Porta Missé - Pensador (1981)
A derrota eleitoral da coligação PSD/CDS e o novo governo de António
Costa são uma oportunidade para a direita – nomeadamente, o PSD – se repensar e
se reposicionar no tabuleiro político. A direita, como quase todos nós, demorou
muitas dias até perceber que tinha perdido as eleições, pois as vitórias
eleitorais dependem do apoio maioritário no parlamento e não de qualquer outro
critério. Percebida a situação, a direita entrou numa fase que mistura o desejo
de vingança – ainda uma recusa da realidade – e o luto pelo poder perdido.

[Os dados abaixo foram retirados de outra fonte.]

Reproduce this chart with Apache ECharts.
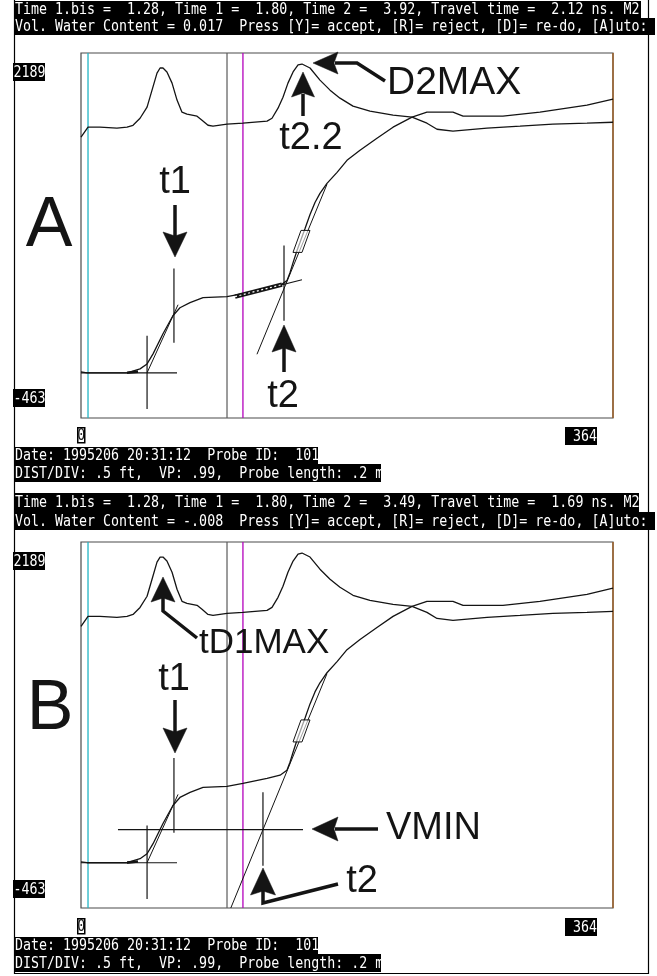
<!DOCTYPE html>
<html><head><meta charset="utf-8">
<script src="https://cdn.jsdelivr.net/npm/echarts@6/dist/echarts.min.js"></script>
<style>html,body{margin:0;padding:0;background:#fff;}#c{width:657px;height:976px;}</style>
</head><body><div id="c"></div>
<script>
// ---- axis ranges / tick labels ----
const xRange = [0, 364];
const yRange = [-463, 2189];
const xTickLabels = ['0', '364'];
const yTickLabels = ['2189', '-463'];

// ---- traces (same acquisition shown in both panels) ----
const waveform = [[0,-128],[4.1,-135],[31.5,-135],[40.4,-106],[45.2,-70],[49.3,3],[56.1,149],[62.9,280],[67.7,338],[74.6,375],[83.5,411],[99.9,419],[110.8,440],[127.3,477],[136.2,499],[140.9,535],[143,593],[145.1,666],[147.8,754],[149.8,812],[153.3,914],[156.7,1016],[160.1,1103],[163.5,1169],[168.3,1242],[175.2,1322],[182,1409],[190.9,1482],[202.5,1570],[213.5,1650],[226.5,1723],[236.7,1759],[254.5,1759],[261.4,1730],[288.7,1730],[314,1759],[346.2,1810],[364,1854]];
const derivative = [[0,1577],[4.8,1650],[13,1650],[24.6,1643],[31.5,1650],[35.6,1664],[40.4,1715],[45.2,1796],[48.6,1919],[52,2043],[54.1,2080],[56.1,2080],[58.8,2051],[62.3,1970],[65.7,1847],[69.1,1759],[72.5,1745],[79.4,1730],[82.8,1701],[86.9,1664],[90.3,1657],[99.9,1672],[110.8,1679],[127.3,1694],[130.7,1715],[134.8,1788],[138.2,1868],[141.6,1970],[145.1,2051],[148.5,2102],[151.2,2109],[156.7,2080],[163.5,1992],[170.4,1919],[177.2,1861],[186.1,1803],[197.7,1766],[213.5,1737],[226.5,1723],[236.7,1679],[243.6,1635],[254.5,1621],[277.8,1643],[300.4,1657],[322.9,1672],[346.2,1679],[364,1686]];

// ---- cursors ----
const cursorCyan = 4.8, cursorGray = 99.9, cursorMagenta = 110.8;

// ---- fitted lines / markers ----
const baseTangent = [[0,-135],[65.7,-135]];
const baseFit = [[31.5,-134],[39,-126]];
const riseTangent = [[45.2,-135],[66.4,360]];
const vT1bis = [[45.2,134],[45.2,-397]];
const vT1 = [[63.6,623],[63.6,83]];
const midTangentA = [[105.4,419],[151.2,542]];
const midFitA = [[105.4,419],[137.5,506]];
const steepTangentA = [[120.4,0],[168.3,1235]];
const vT2A = [[138.9,790],[138.9,244]];
const vminB = [[25.3,105],[151.9,105]];
const steepTangentB = [[102.5,-463],[168.3,1235]];
const vT2B = [[124.5,375],[124.5,-157]];
const steepMarker = [151.2, 820];

// ---- texts ----
const headerA = ['Time 1.bis =  1.28, Time 1 =  1.80, Time 2 =  3.92, Travel time =  2.12 ns. M2',
                 'Vol. Water Content = 0.017  Press [Y]= accept, [R]= reject, [D]= re-do, [A]uto:'];
const headerB = ['Time 1.bis =  1.28, Time 1 =  1.80, Time 2 =  3.49, Travel time =  1.69 ns. M2',
                 'Vol. Water Content = -.008  Press [Y]= accept, [R]= reject, [D]= re-do, [A]uto:'];
const footer = ['Date: 1995206 20:31:12  Probe ID:  101', 'DIST/DIV: .5 ft,  VP: .99,  Probe length: .2 m'];

const chart = echarts.init(document.getElementById('c'), null, {renderer: 'canvas'});
const INK = '#141414';
const MONO = '13.3px "DejaVu Sans Mono"';
const SANS = '"Liberation Sans", Arial, sans-serif';

function seg(gi, pts, o) {
  o = o || {};
  return {type: 'line', xAxisIndex: gi, yAxisIndex: gi, data: pts, showSymbol: false, symbol: 'none',
    silent: true, animation: false, clip: o.clip !== false, z: o.z || 3,
    lineStyle: {color: o.color || INK, width: o.width || 1, type: o.type || 'solid', cap: 'butt'}};
}
function panelSeries(gi) {
  const s = [
    seg(gi, [[cursorCyan, yRange[0]], [cursorCyan, yRange[1]]], {color: '#22b4c4', width: 1.3, z: 2}),
    seg(gi, [[cursorGray, yRange[0]], [cursorGray, yRange[1]]], {color: '#5a5a5a', width: 1.2, z: 2}),
    seg(gi, [[cursorMagenta, yRange[0]], [cursorMagenta, yRange[1]]], {color: '#b400bc', width: 1.3, z: 2}),
    seg(gi, [[xRange[1], yRange[0]], [xRange[1], yRange[1]]], {color: '#a0642c', width: 1.5, clip: false, z: 2}),
    seg(gi, waveform, {width: 1.3}),
    seg(gi, derivative, {width: 1.3}),
    seg(gi, baseTangent, {width: 1.2}),
    seg(gi, baseFit, {width: 2.6}),
    seg(gi, riseTangent, {width: 1}),
    seg(gi, vT1bis, {width: 1.2}),
    seg(gi, vT1, {width: 1.2})
  ];
  if (gi === 0) {
    s.push(seg(0, midTangentA, {width: 1.1}), seg(0, midFitA, {width: 4.2}),
           seg(0, midFitA, {width: 1.2, color: '#ffffff', type: [2, 2.5], z: 4}),
           seg(0, steepTangentA, {width: 1}), seg(0, vT2A, {width: 1.2}));
  } else {
    s.push(seg(1, vminB, {width: 1.3}), seg(1, steepTangentB, {width: 1}), seg(1, vT2B, {width: 1.2}));
  }
  return s;
}

const axX = gi => ({type: 'value', gridIndex: gi, min: xRange[0], max: xRange[1], show: false});
const axY = gi => ({type: 'value', gridIndex: gi, min: yRange[0], max: yRange[1], show: false});

chart.setOption({
  animation: false,
  backgroundColor: '#ffffff',
  grid: [
    {left: 81, top: 53, width: 532, height: 365, show: true, borderColor: '#4a4a4a', borderWidth: 1.2, backgroundColor: 'transparent'},
    {left: 81, top: 542, width: 532, height: 366, show: true, borderColor: '#4a4a4a', borderWidth: 1.2, backgroundColor: 'transparent'}
  ],
  xAxis: [axX(0), axX(1)],
  yAxis: [axY(0), axY(1)],
  series: panelSeries(0).concat(panelSeries(1))
});

// ---------- graphic overlay ----------
const G = [];
function rect(x, y, w, h, fill, z) { G.push({type: 'rect', shape: {x, y, width: w, height: h}, style: {fill}, silent: true, z: z || 10}); }
function txt(t, x, y, o) {
  o = o || {};
  G.push({type: 'text', x: x, y: y, scaleY: o.sy || 1, silent: true, z: o.z || 12,
    style: {text: t, x: 0, y: 0, fill: o.fill || INK, font: o.font || MONO,
      align: o.align || 'left', textAlign: o.align || 'left',
      verticalAlign: 'middle', textVerticalAlign: 'middle'}});
}
function poly(pts, z) { G.push({type: 'polygon', shape: {points: pts}, style: {fill: INK, stroke: INK, lineWidth: 0.5}, silent: true, z: z || 11}); }
function pline(pts, w) { G.push({type: 'polyline', shape: {points: pts}, style: {stroke: INK, lineWidth: w || 3.5, fill: null, lineJoin: 'miter'}, silent: true, z: 11}); }
function barText(t, x0, x1, y0, y1) { rect(x0, y0, x1 - x0, y1 - y0, '#000'); txt(t, x0 + 1, (y0 + y1) / 2 + 0.5, {fill: '#fff', sy: 1.22}); }

// frame
G.push({type: 'polyline', shape: {points: [[14.5, 0], [14.5, 973.5], [648.5, 973.5], [648.5, 0]]}, style: {stroke: '#000', lineWidth: 1.2, fill: null}, silent: true, z: 1});

// headers
barText(headerA[0], 14, 641, 1, 18); barText(headerA[1], 14, 655, 18, 35);
barText(headerB[0], 14, 639, 493, 512); barText(headerB[1], 14, 655, 512, 530);
// footers
barText(footer[0], 14, 318, 447, 464); barText(footer[1], 14, 381, 464, 482);
barText(footer[0], 14, 318, 937, 954); barText(footer[1], 14, 381, 954, 972);

// tick labels
function tickLabels(yTop, yBot, xLab) {
  rect(13, yTop, 32, 18, '#000'); txt(yTickLabels[0], 13.5, yTop + 9.5, {fill: '#fff', sy: 1.22});
  rect(13, yBot, 32, 18, '#000'); txt(yTickLabels[1], 13.5, yBot + 9.5, {fill: '#fff', sy: 1.22});
  rect(77, xLab, 8.5, 16.5, '#000'); rect(78.5, xLab + 1.5, 5.5, 13.5, '#fff');
  txt(xTickLabels[0], 81.3, xLab + 8.5, {align: 'center', sy: 1.22});
  rect(565, xLab, 32, 18, '#000'); txt(xTickLabels[1], 597, xLab + 9.5, {fill: '#fff', align: 'right', sy: 1.22});
}
tickLabels(63, 389, 427);
tickLabels(552, 880, 918);

// steep-slope markers (parallelograms), placed through the axes
[0, 1].forEach(gi => {
  const c = chart.convertToPixel({gridIndex: gi}, steepMarker);
  G.push({type: 'polygon', shape: {points: [[c[0] - 1, c[1] - 11], [c[0] + 8, c[1] - 11], [c[0], c[1] + 11], [c[0] - 9, c[1] + 11]]},
    style: {fill: 'rgba(255,255,255,0.6)', stroke: INK, lineWidth: 1}, silent: true, z: 9});
});

// arrows
function headDown(x, tip, base, hw) { poly([[x, tip], [x - hw, base], [x, base + 4], [x + hw, base]]); }
function headUp(x, tip, base, hw) { poly([[x, tip], [x - hw, base], [x, base - 4], [x + hw, base]]); }
function headLeft(y, tip, base, hh) { poly([[tip, y], [base, y - hh], [base - 4, y], [base, y + hh]]); }

// Panel A
pline([[175, 205], [175, 236]]); headDown(175, 257, 232, 12);
pline([[284, 348], [284, 372]]); headUp(284, 325, 352, 12);
pline([[303, 94], [303, 116]]); headUp(303, 72, 97, 11.5);
pline([[335, 63], [357, 63], [385, 81]]); headLeft(63, 313, 338, 11);
// Panel B
pline([[163, 598], [163, 611], [197, 638]]); headUp(163, 577, 602, 12);
pline([[175, 700], [175, 732]]); headDown(175, 753, 728, 12);
pline([[335, 829], [378, 829]]); headLeft(829, 312, 338, 12);
pline([[263, 891], [263, 903], [338, 884]]); headUp(263, 868, 895, 12.5);

// annotation words
const big = '70px ' + SANS, lab = '38px ' + SANS;
txt('A', 49, 227, {font: big, align: 'center'});
txt('B', 50, 710, {font: big, align: 'center'});
txt('t1', 175, 183, {font: lab, align: 'center'});
txt('t2', 283, 397, {font: lab, align: 'center'});
txt('t2.2', 311, 139, {font: lab, align: 'center'});
txt('D2MAX', 387, 83, {font: '39px ' + SANS});
txt('tD1MAX', 199, 643, {font: '35px ' + SANS});
txt('t1', 174, 680, {font: lab, align: 'center'});
txt('VMIN', 386, 829, {font: lab});
txt('t2', 362, 882, {font: lab, align: 'center'});

chart.setOption({graphic: G});
</script></body></html>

Os dias, porém, vão passar e darão lugar à pergunta fundamental para
essa direita: por que razão perdeu as eleições, apesar de ter a seu favor praticamente
toda a comunicação social e da manipulação sistemática que fez da realidade?
Esta pergunta, que nunca será feita publicamente, pode gerar dois tipos de
resposta. Uma resposta dirá que a direita não perdeu mas que o António Costa é
um malandro e que só espera um apocalipse qualquer para retornar ao poder. Esta
é a resposta que a esquerda mais gostaria que fosse dada.

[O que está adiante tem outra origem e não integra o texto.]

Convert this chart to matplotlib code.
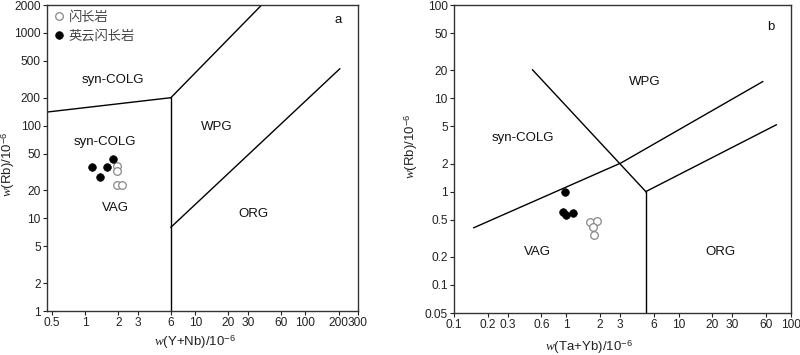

Uma segunda resposta é aquela que obrigará a direita a olhar para
dentro e perceber em si mesma a causa da sua derrota. Olhar para estes quatro
anos e avaliar de forma fria e objectiva o que fez. E não me refiro ao que a
troika impôs. Refiro-me ao modo escolhido para seguir a troika e às opções
ideológicas escolhidas. Durante quatro anos, a direita entregou-se a um delírio
ideológico fanático, sem ter qualquer consideração para com a realidade do
país. Combinou uma espécie de vingança com a herança do pós-25 de Abril com a
ideia estulta que poderia abandonar uma política moderada e centrista e tornar
Portugal um paraíso liberal. O resultado foi extraordinário: além de perder 700
mil votos e a maioria de que dispunha, conseguiu esse feito inimaginável de
unir os três partidos de esquerda.
Quando a direita perceber que a causa do seu afastamento do poder não
está em António Costa nem na Constituição, nem em mil delírios ressentidos que
povoam as redes sociais, mas naquilo que fez, as coisas mudarão. Nessa hora,
ela pode desenhar um novo projecto político mais moderado, onde combine um incremento
do espírito liberal no país, sem atacar o Estado Social, fazendo deste não
apenas a almofada da liberalização mas um dos motores dessa mesma liberalização
(foi isso que a Alemanha fez depois da II Guerra Mundial e já tinha feito no século XIX). Então a direita estará pronta para voltar ao poder sem que isso
seja o prenúncio de uma catástrofe social, sem que isso signifique a destruição
das nossas frágeis classes médias e o descarado apoio aos mais poderosos, sem
que isso tenha que representar um pavor para parte substancial da população.